If your child is having problems, don’t be too hard on yourself or blame yourself. Although it can be upsetting and worrying if your child is having a bad time, and it makes your relationship with them feel more stressful, you are not a bad parent. Children often take it out on those closest to them, so you might be feeling the effect of their very powerful emotions.
If you had a difficult time growing up yourself, or have had emotional problems or mental health problems, it can be very worrying to think that the same thing might happen to your child. But the love and care you show them and the fact that you are trying to help will protect against this. Getting help for them and perhaps for yourself too can give them the best chance of feeling better.
If things are getting you down, it’s important to recognise this. Talk to someone you trust and see what they think. Many people go on struggling with very difficult situations because they feel they should be able to cope, and don’t deserve any help.
Friends and family can often help - don’t be afraid to ask them to have your child for a bit if you need some time out to sort out your own stuff.
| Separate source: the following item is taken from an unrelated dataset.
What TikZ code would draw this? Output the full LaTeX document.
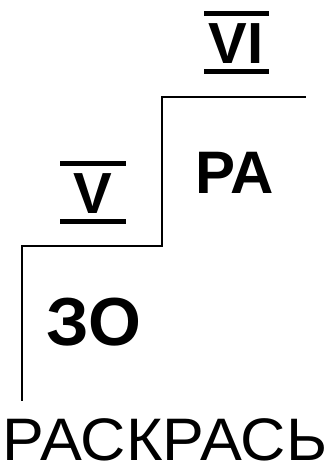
\documentclass[tikz,border=0pt]{standalone}
\usepackage{fontspec}
\setmainfont{Liberation Sans}
\usetikzlibrary{positioning}
\tikzset{
  syl/.style={font=\fontsize{#1}{#1}\selectfont\bfseries,inner sep=0pt,anchor=base},
  syl/.default=60,
  grade/.style={font=\fontsize{58}{58}\selectfont\bfseries,inner sep=0pt,anchor=base},
  bar/.style={line width=5pt},
  stair/.style={line width=2pt,line cap=rect},
  title/.style={font=\fontsize{60}{60}\selectfont,inner sep=0pt,anchor=base,xscale=1.045},
}
\begin{document}
\begin{tikzpicture}[x=1pt,y=-1pt]
  \useasboundingbox (0,0) rectangle (327,474);
  % steps
  \draw[stair] (22,400) -- (22,246) -- (162,246) -- (162,97) -- (305,97);
  % grade numbers
  \node[grade] (six) at (236,63) {VI};
  \draw[bar] (204,13) -- (269,13) (204,71) -- (269,71);
  \node[grade] (five) at (93,213) {V};
  \draw[bar] (60,163) -- (126,163) (60,221) -- (126,221);
  % syllables
  \node[syl] (ra) at (235,193) {РА};
  \node[syl=68] (zo) at (94,345) {ЗО};
  \node[title] (paint) at (165,460) {РАСКРАСЬ};
\end{tikzpicture}
\end{document}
You can repay them when things get better for you!
It’s easy to say take some time for yourself but in reality this may not feel possible.You might be too busy, exhausted or hard up for exercise or hobbies. But even a night in with a friend, a DVD box set or your favourite dinner can help.
Go to your GP if things are really getting on top of you. Asking for some support from your doctor or a referral to a counselling service is a sign of strength. You can’t help your child if you are not being supported yourself. Some people worry their parenting will be judged and their children will be taken away if they admit they are struggling to cope. This should only happen if a child is being abused or neglected and the role of professionals is to support you to look after your child as well as you can.